The Idiot

Thursday, May 21, 17:00
National Theatre, Kronvalda buvāris 2
Duration: 3h
In Latvian with English translation

Author Fyodor Dostoevsky
Director Vladislavs Nastavševs
Set design and costumes: Vladislavs Nastavševs
Performers: Arturs Krūzkops, Dita Lūriņa, Līga Zeļģe, Anta Aizupe, Kaspars Dumburs, Ģirts Liuziniks, Jānis Vimba, Imants Strads

Producer: National Theatre (www.teatris.lv)
Premiere on March 10, 2015

‘My Idiot is about our relationship with God, it is also a story about Russia’, says director Vladislavs Nastavševs. ‘Each one of us would like to call God and to have a chat. Admit it or not, our lives are ongoing conversations with God. Some choose to call it a conversation with one’s alter ego or consciousness. For Dostoevsky, it is God people are talking to. Russia today disseminates a feeling of apocalypse similar to the one we all felt in 1989 before the collapse of the Soviet Union. Times are changing, Russia is not. It is another topic important for Dostoevsky who cared about the destiny of his country.’

Vladislavs Nastavševs’ (1978) directorial début on Latvian stage in 2010 marked a new relationship between the linguistic and visual forms of the performance. This tension became the dominant force in his work and challenged the tradition of Latvian scenography. It seems that director, stage designer and musician inhabiting Nastavševs, compete with each other for leadership in his work. Fortunately, in the end, the winner turns out to be each one of them. Nastavševs takes great care of the production as an integrated art work where the space is shared equally by performers, set, objects, sound and light. By minimal yet effective means the director turns empty, unaltered stages into imaginary rooms, where all relative constraints have to fall. Nastavševs brings carefully selected, meticulous, radically laconic aesthetics back to the performance, whether it is a tea-pot suddenly spouting sand or an old-fashioned spotlight, which elevates the realistic performances of actors into visual metaphors. The impact of these metaphors is virtually universal. Nobody is beyond their effect, even if the audience is unaware of the influence or resents it.

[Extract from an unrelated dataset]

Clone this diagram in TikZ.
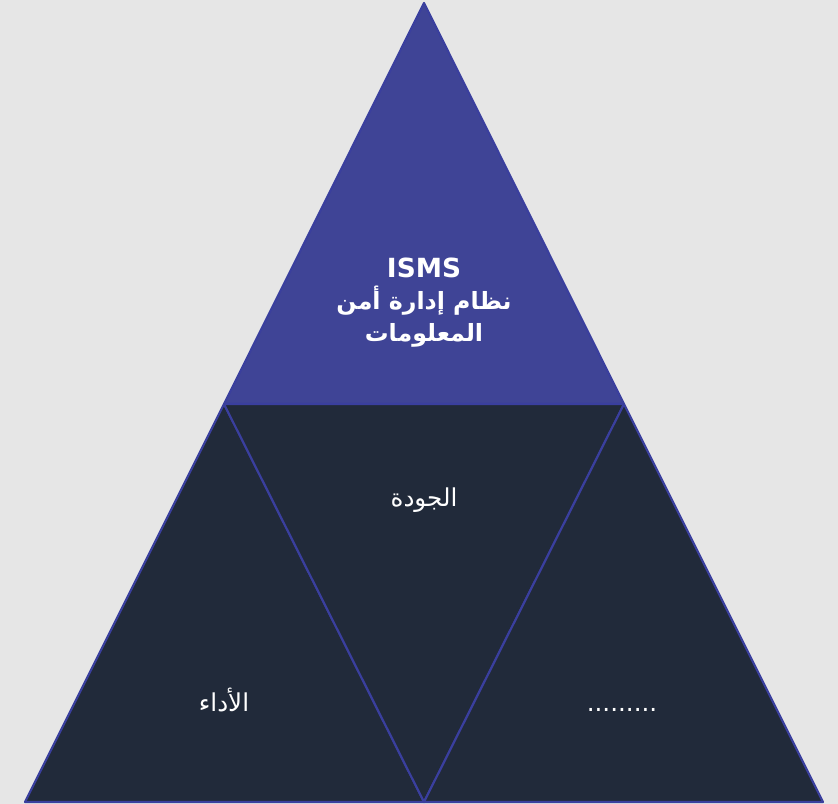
\documentclass[tikz,border=0pt]{standalone}
\usepackage{fontspec}
\setmainfont{DejaVu Sans}
\newfontfamily\arabicfont[Script=Arabic]{DejaVu Sans}
\TeXXeTstate=1
\definecolor{bgrey}{HTML}{E6E6E6}
\definecolor{ispurple}{HTML}{3F4496}
\definecolor{edgeblue}{HTML}{3A3F9E}
\definecolor{darknavy}{HTML}{212A3A}
\begin{document}
\begin{tikzpicture}[
        part/.style={draw=edgeblue, line width=1.2pt, line join=round},
        toppart/.style={part, fill=ispurple},
        lowpart/.style={part, fill=darknavy},
        lbl/.style={text=white, align=center, inner sep=0pt}
      ]
      \useasboundingbox[fill=bgrey] (0, 0) rectangle (16.76, 16.08);
      % corners
      \coordinate (apex) at (8.48, 16.02);
      \coordinate (ml) at (4.48, 8.0);
      \coordinate (mr) at (12.48, 8.0);
      \coordinate (bl) at (0.5, 0.04);
      \coordinate (bm) at (8.48, 0.04);
      \coordinate (br) at (16.46, 0.04);
      % top part
      \filldraw[toppart] (apex) -- (ml) -- (mr) -- cycle;
      % lower parts
      \filldraw[lowpart] (ml) -- (bl) -- (bm) -- cycle;
      \filldraw[lowpart] (ml) -- (mr) -- (bm) -- cycle;
      \filldraw[lowpart] (mr) -- (bm) -- (br) -- cycle;
      % labels
      \node[lbl, font=\bfseries\fontsize{15}{18}\selectfont] at (8.48, 10.03) (isms)
        {ISMS\\ {\arabicfont\fontsize{13.5}{18}\selectfont\beginR نظام إدارة أمن\endR}\\
         {\arabicfont\fontsize{13.5}{18}\selectfont\beginR المعلومات\endR}};
      \node[lbl, font=\fontsize{14}{17}\selectfont] at (8.48, 6.08) (quality)
        {\arabicfont\beginR الجودة\endR};
      \node[lbl, font=\fontsize{14}{17}\selectfont] at (4.48, 2.08) (perf)
        {\arabicfont\beginR الأداء\endR};
      \node[lbl, font=\fontsize{14}{17}\selectfont] at (12.44, 1.88) (other) {.........};
  \end{tikzpicture}
\end{document}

Since 2010 Nastavshev has worked in Riga, Tallinn, St. Petersburg and Moscow and has staged plays by the great classic playwrights like Shakespeare, Tennessee Williams, August Strindberg, Russian writers Daniil Kharms, Mikhail Kuzmin, Yevgeni Kharitonov, Fyodor Dostoevsky, as well as contemporary authors. In most of his productions Nastavshev is also the author of the set and costumes, sound and light design. Last season his performance “Travellers by sea and land” at the New Riga Theatre received the annual Latvian theatre award for the best large stage production.

Nastavševs has studied acting at the Academy of Theatre Arts, Saint Petersburg and directing at Central Saint Martins College of Arts & Design in London. He has worked at Dirty Deal Teatro, Valmiera Theatre, National Theatre, New Riga Theatre (Latvia), Teater NO99 (Estonia), Gogol Center (Russia).